原題:『Borg vs McEnroe』
監督:ヤヌス・メッツ
脚本:ロニー・サンダール
撮影:ニルス・タストゥム
出演:スヴェリル・グドナソン/シャイア・ラブーフ/ステラン・スカルスガルド
2017年/スウェーデン・デンマーク・フィンランド
「悪童」の正体について
1980年のウィンブルドン選手権の男子シングルス決勝戦に至るまでのビョルン・ボルグとジョン・マッケンローのそれまでの生い立ちが描かれている。「氷の男(Ice Man)」と呼ばれていたボルグと「悪童(Superbrat)」と呼ばれていたマッケンローの対照性が当時の2人の試合の「売り」だったのだが、本当はボルグも「悪童」だったというのが本作のテーマだと思う。ボルグはコーチのレナート・ベルゲリンの指導の下に自身の短気を制御できるようになったのだが、どうもストーリーがボルグ寄りなのが気になる。
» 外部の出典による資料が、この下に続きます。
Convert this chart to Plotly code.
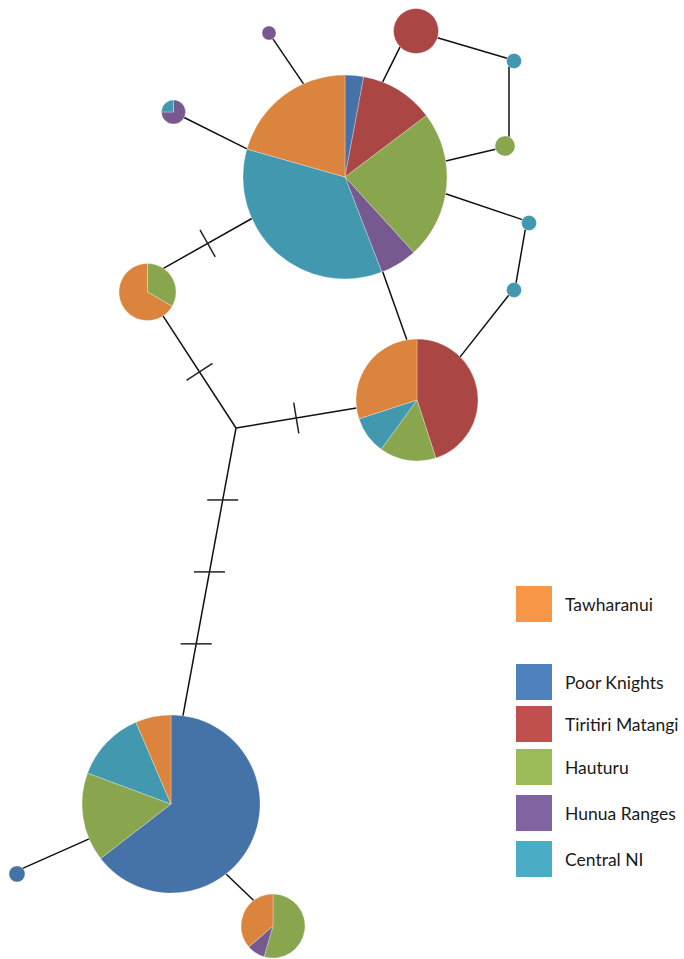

クレームや暴言が目立つマッケンローなのだが、実は旧友のピーター・フレミング(作中でマッケンローに「お前はヒーローになれても尊敬はされない」と言った人物)と組んでダブルスで何度も優勝し、暗算をさせられるシーンがあるように頭が良くスタンフォード大学に進学しており、つまり協調性があり、「氷の男」とまでは言えないものの冷静沈着な面もあるのだが、そこが上手く描かれておらず、『バトル・オブ・ザ・セクシーズ』(ジョナサン・デイトン/ヴァレリー・ファリス監督 2017年)ほどの深みが感じられないのである。